Leave out the pictures and retype only the lines from the opening line to the line that holds "ax = fig.add_axes([14/1110, 48/491, 1", both ends included.

__Data section__:
- - -

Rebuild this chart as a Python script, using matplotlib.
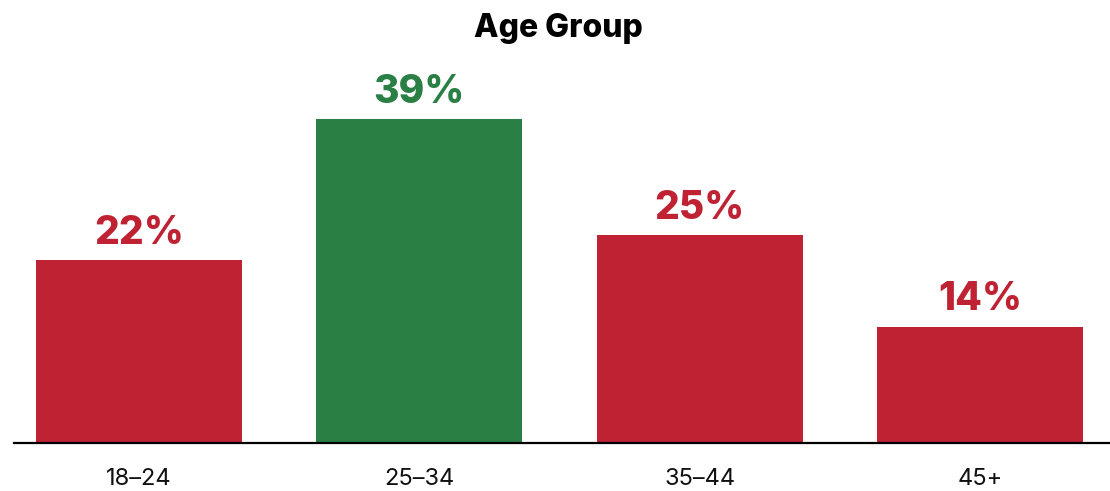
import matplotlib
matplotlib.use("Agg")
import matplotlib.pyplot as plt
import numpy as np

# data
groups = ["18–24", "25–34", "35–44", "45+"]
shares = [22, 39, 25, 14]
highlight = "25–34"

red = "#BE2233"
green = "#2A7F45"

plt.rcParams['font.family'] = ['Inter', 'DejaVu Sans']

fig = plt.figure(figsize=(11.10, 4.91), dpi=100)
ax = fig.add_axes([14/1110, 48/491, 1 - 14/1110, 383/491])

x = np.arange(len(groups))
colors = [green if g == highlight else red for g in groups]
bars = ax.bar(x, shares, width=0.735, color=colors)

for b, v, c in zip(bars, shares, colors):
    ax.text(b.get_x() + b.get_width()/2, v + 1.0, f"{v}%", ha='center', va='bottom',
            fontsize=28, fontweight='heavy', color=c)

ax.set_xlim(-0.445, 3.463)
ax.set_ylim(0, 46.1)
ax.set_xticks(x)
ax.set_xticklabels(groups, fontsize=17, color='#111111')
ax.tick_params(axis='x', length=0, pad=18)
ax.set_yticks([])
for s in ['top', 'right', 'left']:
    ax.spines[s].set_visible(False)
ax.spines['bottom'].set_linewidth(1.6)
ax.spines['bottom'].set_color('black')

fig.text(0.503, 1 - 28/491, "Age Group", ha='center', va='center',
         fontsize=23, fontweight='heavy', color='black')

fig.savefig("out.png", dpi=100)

- - -

__Written answer__:
Rebuild this chart as a Python script, using matplotlib.
import matplotlib
matplotlib.use("Agg")
import matplotlib.pyplot as plt
import numpy as np

# data
groups = ["18–24", "25–34", "35–44", "45+"]
shares = [22, 39, 25, 14]
highlight = "25–34"

red = "#BE2233"
green = "#2A7F45"

plt.rcParams['font.family'] = ['Inter', 'DejaVu Sans']

fig = plt.figure(figsize=(11.10, 4.91), dpi=100)
ax = fig.add_axes([14/1110, 48/491, 1 - 14/1110, 383/491])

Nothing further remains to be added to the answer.